Un disastro. Per i cinquestelle non c’è nemmeno la speranza del ballottaggio a Roma e a Torino. Il 17 e il 18 ottobre ci saranno solo esponenti del centro-destra e del centro-sinistra a contendersi la poltrona di sindaco nella capitale e nel capoluogo piemontese.
Virginia Raggi non ce l’ha fatta ad essere confermata sindaca di Roma: è arrivata addirittura quarta nella corsa per il Campidoglio dopo Michetti, Gualtieri e Calenda. Perfino la lista elettorale di Calenda dal nulla è diventata la prima a Roma con il 20% dei voti. Chiara Appendino nemmeno si è ripresentata per un secondo mandato a Torino e la cinquestelle Valentina Sganga è stata sonoramente bocciata nelle urne.
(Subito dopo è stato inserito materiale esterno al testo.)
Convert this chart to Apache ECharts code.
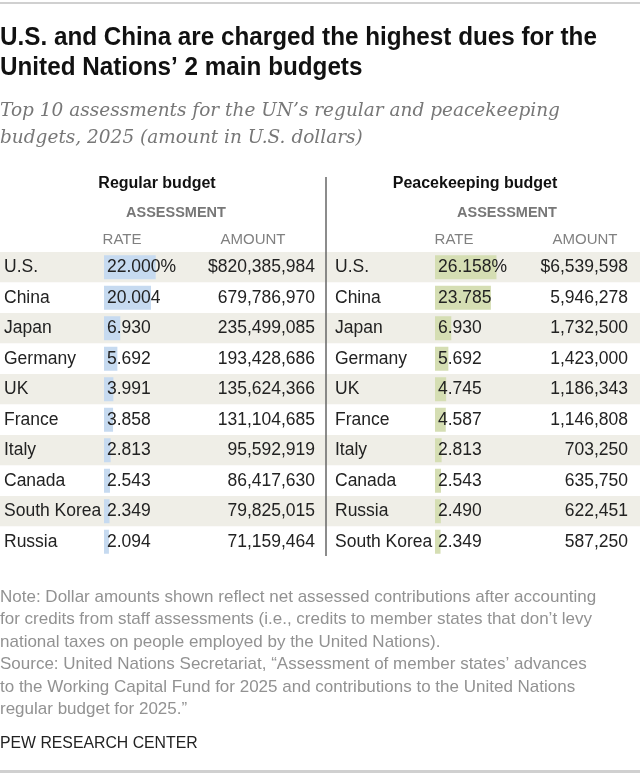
<!DOCTYPE html>
<html>
<head>
<meta charset="utf-8">
<script src="https://cdn.jsdelivr.net/npm/echarts@6/dist/echarts.min.js"></script>
<style>
  html, body { margin: 0; padding: 0; background: #fff; }
  #chart { width: 640px; height: 773px; }
</style>
</head>
<body>
<div id="chart"></div>
<script>
// regular budget, top 10
var regCountries = ['U.S.', 'China', 'Japan', 'Germany', 'UK', 'France', 'Italy', 'Canada', 'South Korea', 'Russia'];
var regRates = [22.000, 20.004, 6.930, 5.692, 3.991, 3.858, 2.813, 2.543, 2.349, 2.094];
var regAmounts = [820385984, 679786970, 235499085, 193428686, 135624366, 131104685, 95592919, 86417630, 79825015, 71159464];

// peacekeeping budget, top 10
var pkCountries = ['U.S.', 'China', 'Japan', 'Germany', 'UK', 'France', 'Italy', 'Canada', 'Russia', 'South Korea'];
var pkRates = [26.158, 23.785, 6.930, 5.692, 4.745, 4.587, 2.813, 2.543, 2.490, 2.349];
var pkAmounts = [6539598, 5946278, 1732500, 1423000, 1186343, 1146808, 703250, 635750, 622451, 587250];

var chart = echarts.init(document.getElementById('chart'));

var FONT = "'Liberation Sans', Arial, sans-serif";
var PX_PER_UNIT = 2.35;
var TOP = 252, ROWS_H = 305;

function fmtAmount(v, i) {
  var s = v.toLocaleString('en-US');
  return i === 0 ? '$' + s : s;
}

// one table = one grid; bar baseline sits at barStart px from the grid's left edge
function table(idx, left, width, barStart, countries, rates, amounts, barColor) {
  return {
    grid: { left: left, top: TOP, width: width, height: ROWS_H },
    xAxis: {
      type: 'value', gridIndex: idx, show: false,
      min: -barStart / PX_PER_UNIT,
      max: (width - barStart) / PX_PER_UNIT
    },
    yAxis: [
      {
        type: 'category', gridIndex: idx, inverse: true, data: countries,
        position: 'left',
        axisLine: { show: false }, axisTick: { show: false },
        axisLabel: { inside: true, margin: idx === 0 ? 4 : 9, interval: 0, color: '#222', fontSize: 17.5, fontFamily: FONT, align: 'left' },
        splitArea: { show: true, areaStyle: { color: ['#efeee7', '#ffffff'] } }
      },
      {
        type: 'category', gridIndex: idx, inverse: true,
        data: amounts.map(fmtAmount),
        position: 'right',
        axisLine: { show: false }, axisTick: { show: false },
        axisLabel: { inside: true, margin: idx === 0 ? 11 : 12, interval: 0, color: '#222', fontSize: 17.5, fontFamily: FONT, align: 'right' }
      }
    ],
    series: {
      type: 'bar', xAxisIndex: idx, yAxisIndex: idx * 2,
      data: rates, barWidth: 24, silent: true,
      itemStyle: { color: barColor },
      label: {
        show: true, position: 'insideLeft', distance: 3,
        color: '#222', fontSize: 17.5, fontFamily: FONT,
        formatter: function (p) { return p.value.toFixed(3) + (p.dataIndex === 0 ? '%' : ''); }
      }
    }
  };
}

var t1 = table(0, 0, 326, 104, regCountries, regRates, regAmounts, '#c6daf0');
var t2 = table(1, 326, 314, 109, pkCountries, pkRates, pkAmounts, '#d5deb3');

function txt(x, y, s, style, sx) {
  return { type: 'text', x: x, y: y, scaleX: sx || 1, silent: true,
    style: Object.assign({ text: s, fontFamily: FONT, fill: '#222', verticalAlign: 'middle' }, style) };
}

var titleStyle = { fontSize: 25, fontWeight: 'bold', fill: '#111' };
var subStyle = { fontSize: 18.5, fontStyle: 'italic', fill: '#777', fontFamily: "'DejaVu Serif', serif" };
var noteStyle = { fontSize: 17, fill: '#929292' };
var hdr = { fontSize: 16, fontWeight: 'bold', align: 'center', fill: '#111' };
var sub = { fontSize: 14.5, fontWeight: 'bold', align: 'center', fill: '#777' };
var col = { fontSize: 15, align: 'center', fill: '#808080' };

chart.setOption({
  animation: false,
  grid: [t1.grid, t2.grid],
  xAxis: [t1.xAxis, t2.xAxis],
  yAxis: t1.yAxis.concat(t2.yAxis),
  series: [t1.series, t2.series],
  graphic: [
    { type: 'rect', shape: { x: 0, y: 2, width: 640, height: 2 }, style: { fill: '#d0d0d0' } },
    { type: 'rect', shape: { x: 0, y: 770, width: 640, height: 3 }, style: { fill: '#d0d0d0' } },
    txt(0, 38, 'U.S. and China are charged the highest dues for the', titleStyle, 0.97),
    txt(0, 68, 'United Nations\u2019 2 main budgets', titleStyle, 0.97),
    txt(0, 111, 'Top 10 assessments for the UN\u2019s regular and peacekeeping', subStyle),
    txt(0, 138, 'budgets, 2025 (amount in U.S. dollars)', subStyle),
    txt(157, 184, 'Regular budget', hdr),
    txt(176, 213, 'ASSESSMENT', sub),
    txt(122, 240, 'RATE', col),
    txt(253, 240, 'AMOUNT', col),
    txt(475, 184, 'Peacekeeping budget', hdr),
    txt(507, 213, 'ASSESSMENT', sub),
    txt(454, 240, 'RATE', col),
    txt(585, 240, 'AMOUNT', col),
    { type: 'line', shape: { x1: 326, y1: 177, x2: 326, y2: 556 }, style: { stroke: '#666', lineWidth: 1.5 }, z: 10 },
    txt(0, 597, 'Note: Dollar amounts shown reflect net assessed contributions after accounting', noteStyle),
    txt(0, 619, 'for credits from staff assessments (i.e., credits to member states that don\u2019t levy', noteStyle),
    txt(0, 642, 'national taxes on people employed by the United Nations).', noteStyle),
    txt(0, 664, 'Source: United Nations Secretariat, \u201cAssessment of member states\u2019 advances', noteStyle),
    txt(0, 687, 'to the Working Capital Fund for 2025 and contributions to the United Nations', noteStyle),
    txt(0, 709, 'regular budget for 2025.\u201d', noteStyle),
    txt(0, 743, 'PEW RESEARCH CENTER', { fontSize: 17, fill: '#222' }, 0.93)
  ]
});
</script>
</body>
</html>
Uno smacco enorme per Giuseppe Conte eletto presidente del M5S ad agosto con l’incarico di “rifondare” e rilanciare il Movimento sconvolto da una grave crisi. Niente ballottaggio a Roma e a Torino per i pentastellati. Gli elettori non hanno apprezzato né l’amministrazione della sindaca Raggi né della sindaca Appendino né i risultati dei tre governi con i cinquestelle in un ruolo di grande rilievo: Conte uno, Conte due, Draghi.
Il grande scontento per la sonora sconfitta nelle elezioni amministrative del 3 e 4 ottobre è appena mitigata dal successo nelle città (come Napoli) nelle quali i grillini si sono presentati alleati con il Pd. La rivolta interna per la disfatta elettorale emerge solo a tratti, trattenuta dalla necessità di evitare altre divisioni alla vigilia dei ballottaggi del 17 e 18 ottobre.
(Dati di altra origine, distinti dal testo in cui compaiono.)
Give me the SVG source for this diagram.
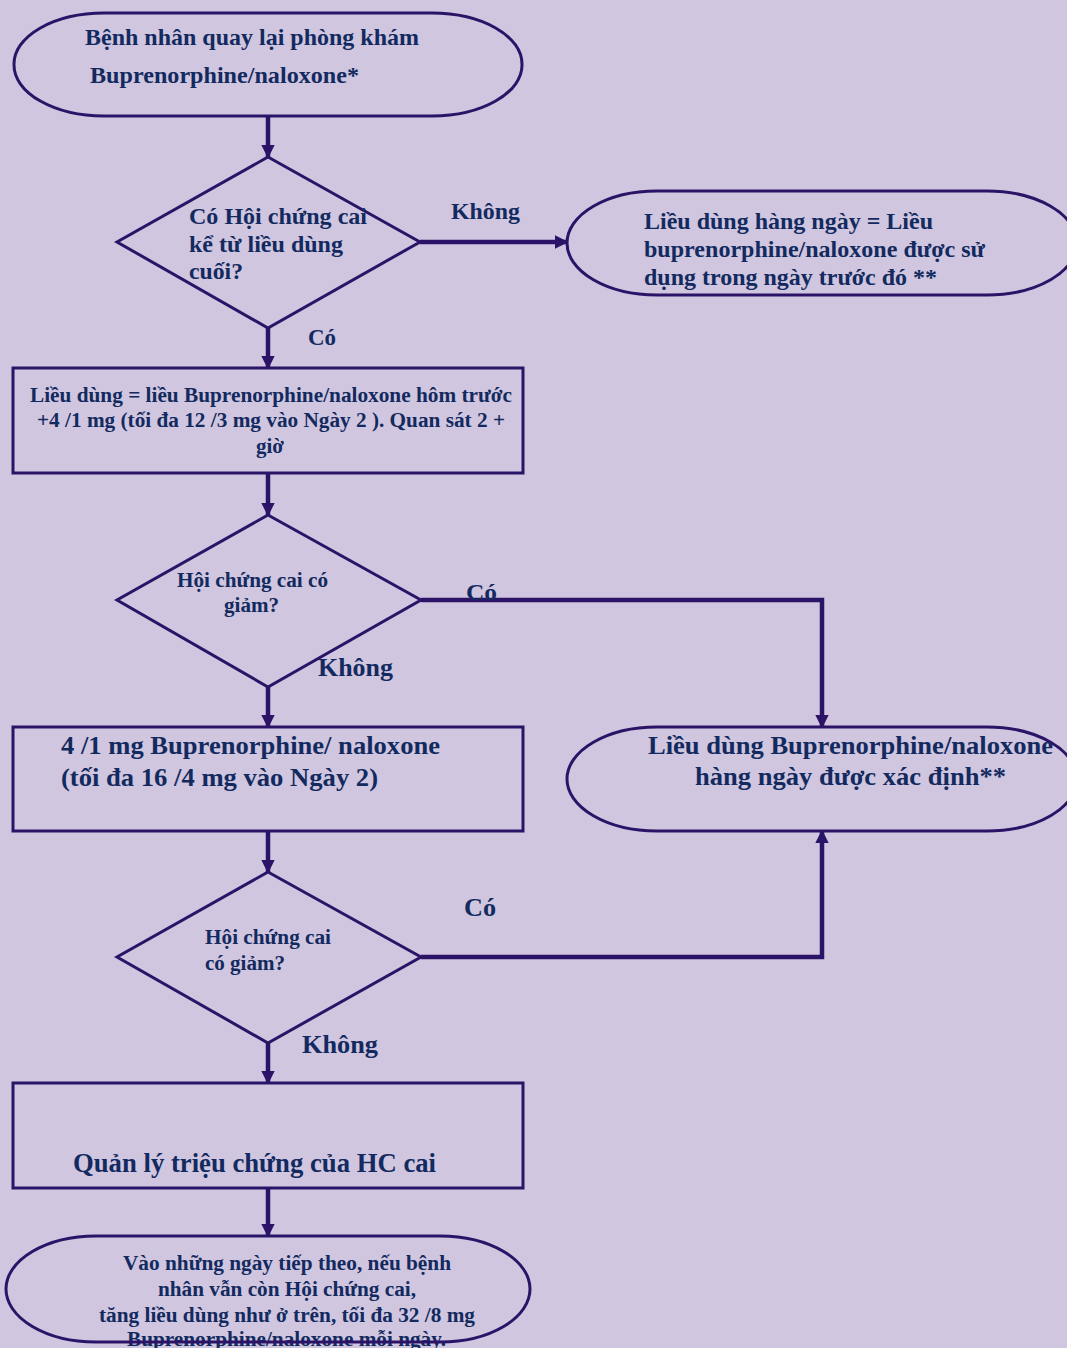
<svg xmlns="http://www.w3.org/2000/svg" width="1067" height="1348" viewBox="0 0 1067 1348">
  <style>
    .shape { fill: none; stroke: #2b1468; stroke-width: 3; }
    .conn { fill: none; stroke: #2b1468; stroke-width: 4.5; }
    text { font-family: "Liberation Serif", "Times New Roman", serif; font-weight: bold; fill: #132a60; }
    .t22 { font-size: 24px; }
    .t23 { font-size: 25px; }
    .t21 { font-size: 23px; }
    .t19 { font-size: 20.5px; }
    .t18 { font-size: 20px; }
    .t24 { font-size: 26.5px; }
  </style>
  <defs>
    <marker id="arrow" viewBox="0 0 10 10" refX="9" refY="5" markerWidth="3" markerHeight="3" orient="auto">
      <path d="M0,0 L10,5 L0,10 z" fill="#2b1468"/>
    </marker>
  </defs>

  <rect x="0" y="0" width="1067" height="1348" fill="#d0c6df"/>

  <!-- connectors -->
  <g id="connectors">
    <line class="conn" x1="268" y1="116" x2="268" y2="157" marker-end="url(#arrow)"/>
    <line class="conn" x1="420" y1="242" x2="567" y2="242" marker-end="url(#arrow)"/>
    <line class="conn" x1="268" y1="328" x2="268" y2="368" marker-end="url(#arrow)"/>
    <line class="conn" x1="268" y1="473" x2="268" y2="515" marker-end="url(#arrow)"/>
    <polyline class="conn" points="421,600 822,600 822,727" marker-end="url(#arrow)"/>
    <line class="conn" x1="268" y1="687" x2="268" y2="727" marker-end="url(#arrow)"/>
    <line class="conn" x1="268" y1="831" x2="268" y2="872" marker-end="url(#arrow)"/>
    <polyline class="conn" points="421,957 822,957 822,831" marker-end="url(#arrow)"/>
    <line class="conn" x1="268" y1="1043" x2="268" y2="1083" marker-end="url(#arrow)"/>
    <line class="conn" x1="268" y1="1188" x2="268" y2="1236" marker-end="url(#arrow)"/>

    <text class="t22" x="451" y="219" textLength="69" lengthAdjust="spacingAndGlyphs">Không</text>
    <text class="t22" x="308" y="345" textLength="28" lengthAdjust="spacingAndGlyphs">Có</text>
    <text class="t22" x="466" y="600" textLength="31" lengthAdjust="spacingAndGlyphs">Có</text>
    <text class="t23" x="318" y="676" textLength="75" lengthAdjust="spacingAndGlyphs">Không</text>
    <text class="t23" x="464" y="916" textLength="32" lengthAdjust="spacingAndGlyphs">Có</text>
    <text class="t23" x="302" y="1053" textLength="76" lengthAdjust="spacingAndGlyphs">Không</text>
  </g>

  <!-- start: patient returns -->
  <g id="start">
    <rect class="shape" x="14" y="13" width="508" height="103" rx="90" ry="51"/>
    <text class="t22" x="85" y="45" textLength="334" lengthAdjust="spacingAndGlyphs">Bệnh nhân quay lại phòng khám</text>
    <text class="t22" x="90" y="83" textLength="269" lengthAdjust="spacingAndGlyphs">Buprenorphine/naloxone*</text>
  </g>

  <!-- decision: withdrawal since last dose -->
  <g id="decision1">
    <polygon class="shape" points="268,157 420,242 268,328 117,242"/>
    <text class="t22" x="189" y="224" textLength="178" lengthAdjust="spacingAndGlyphs">Có Hội chứng cai</text>
    <text class="t22" x="189" y="252" textLength="154" lengthAdjust="spacingAndGlyphs">kể từ liều dùng</text>
    <text class="t22" x="189" y="279" textLength="54" lengthAdjust="spacingAndGlyphs">cuối?</text>
  </g>

  <!-- daily dose = previous day dose -->
  <g id="daily-dose">
    <rect class="shape" x="567" y="191" width="510" height="104" rx="90" ry="52"/>
    <text class="t21" x="644" y="229" textLength="289" lengthAdjust="spacingAndGlyphs">Liều dùng hàng ngày = Liều</text>
    <text class="t21" x="644" y="257" textLength="341" lengthAdjust="spacingAndGlyphs">buprenorphine/naloxone được sử</text>
    <text class="t21" x="644" y="285" textLength="293" lengthAdjust="spacingAndGlyphs">dụng trong ngày trước đó **</text>
  </g>

  <!-- increase dose +4/1 mg -->
  <g id="dose-plus">
    <rect class="shape" x="13" y="368" width="510" height="105"/>
    <text class="t19" x="30" y="402" textLength="482" lengthAdjust="spacingAndGlyphs">Liều dùng = liều Buprenorphine/naloxone hôm trước</text>
    <text class="t19" x="37" y="427" textLength="468" lengthAdjust="spacingAndGlyphs">+4 /1 mg (tối đa 12 /3 mg vào Ngày 2 ). Quan sát 2 +</text>
    <text class="t19" x="256" y="453" textLength="28" lengthAdjust="spacingAndGlyphs">giờ</text>
  </g>

  <!-- decision: withdrawal reduced? -->
  <g id="decision2">
    <polygon class="shape" points="268,515 421,600 268,687 117,600"/>
    <text class="t18" x="177" y="587" textLength="151" lengthAdjust="spacingAndGlyphs">Hội chứng cai có</text>
    <text class="t18" x="224" y="612" textLength="55" lengthAdjust="spacingAndGlyphs">giảm?</text>
  </g>

  <!-- additional 4/1 mg -->
  <g id="dose-extra">
    <rect class="shape" x="13" y="727" width="510" height="104"/>
    <text class="t23" x="61" y="754" textLength="379" lengthAdjust="spacingAndGlyphs">4 /1 mg Buprenorphine/ naloxone</text>
    <text class="t23" x="61" y="786" textLength="317" lengthAdjust="spacingAndGlyphs">(tối đa 16 /4 mg vào Ngày 2)</text>
  </g>

  <!-- daily dose determined -->
  <g id="dose-determined">
    <rect class="shape" x="567" y="727" width="510" height="104" rx="90" ry="52"/>
    <text class="t23" x="648" y="754" textLength="405" lengthAdjust="spacingAndGlyphs">Liều dùng Buprenorphine/naloxone</text>
    <text class="t23" x="695" y="785" textLength="311" lengthAdjust="spacingAndGlyphs">hàng ngày được xác định**</text>
  </g>

  <!-- decision: withdrawal reduced? (second check) -->
  <g id="decision3">
    <polygon class="shape" points="268,872 421,957 268,1043 117,957"/>
    <text class="t18" x="205" y="944" textLength="126" lengthAdjust="spacingAndGlyphs">Hội chứng cai</text>
    <text class="t18" x="205" y="970" textLength="80" lengthAdjust="spacingAndGlyphs">có giảm?</text>
  </g>

  <!-- symptomatic management -->
  <g id="symptom-mgmt">
    <rect class="shape" x="13" y="1083" width="510" height="105"/>
    <text class="t24" x="73" y="1172" textLength="363" lengthAdjust="spacingAndGlyphs">Quản lý triệu chứng của HC cai</text>
  </g>

  <!-- following days -->
  <g id="following-days">
    <text class="t19" x="123" y="1270" textLength="328" lengthAdjust="spacingAndGlyphs">Vào những ngày tiếp theo, nếu bệnh</text>
    <text class="t19" x="158" y="1296" textLength="258" lengthAdjust="spacingAndGlyphs">nhân vẫn còn Hội chứng cai,</text>
    <text class="t19" x="99" y="1322" textLength="376" lengthAdjust="spacingAndGlyphs">tăng liều dùng như ở trên, tối đa 32 /8 mg</text>
    <text class="t19" x="127" y="1346" textLength="319" lengthAdjust="spacingAndGlyphs">Buprenorphine/naloxone mỗi ngày.</text>
    <rect class="shape" x="6" y="1236" width="524" height="106" rx="90" ry="53"/>
  </g>
</svg>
Le accuse sono tante: dal tradimento delle battaglie anti élite delle origini alla alleanza subalterna con il Pd e all’accettazione di Draghi come presidente del Consiglio, l’uomo visto in passato come il grande avversario, l’espressione della tecnocrazia europea.
Davide Casaleggio ha detto addio, Alessandro Di Battista ha attaccato a testa bassa il sì al governo Draghi, oltre 100 parlamentari pentastellati in tre anni sono stati persi per strada. L’assenza al ballottaggio a Roma e a Torino è una batosta micidiale. La perdita delle due grandi città governate per cinque anni da due sindache grilline, ha un alto significato simbolico del disfacimento. Come affrontare il futuro? Beppe Grillo è intervenuto con un criptico tweet su Internet: «Dodici anni fa abbiamo fatto l’impossibile. Ora dobbiamo fare il necessario!». Cosa significa il messaggio simile a tanti oscuri vaticini della Sibilla Cumana? Conte non ha saputo rispondere alle domande dei giornalisti. L’ex presidente del Consiglio è caduto dalle nuvole: «E che sono io l’interprete dei post di Grillo?».
Tra Grillo e Conte da mesi non corre più buon sangue. Il fondatore dei cinquestelle prima ha voluto “l’avvocato del popolo” nuovo capo del Movimento, poi è esplosa la rissa. L’ha clamorosamente scaricato perché «non ha visione politica, né capacità manageriali. Non ha esperienza di organizzazioni, né capacità di innovazione». Conte invece l’ha accusato di voler essere il «padre-padrone», il vero capo del M5S. Ha detto «no ad una diarchia, la leadership deve essere chiara. E io non faccio il prestanome». Quindi è arrivata una difficile mediazione e un faticoso accordo e Conte è stato eletto presidente di un Movimento tutto da ricostruire. Ha ammesso la sconfitta alle amministrative: «Il nuovo corso non ha potuto dispiegare appieno tutte le sue possibilità». Già, chissà se potrà continuare a guidare il nuovo M5S per tentare il rilancio.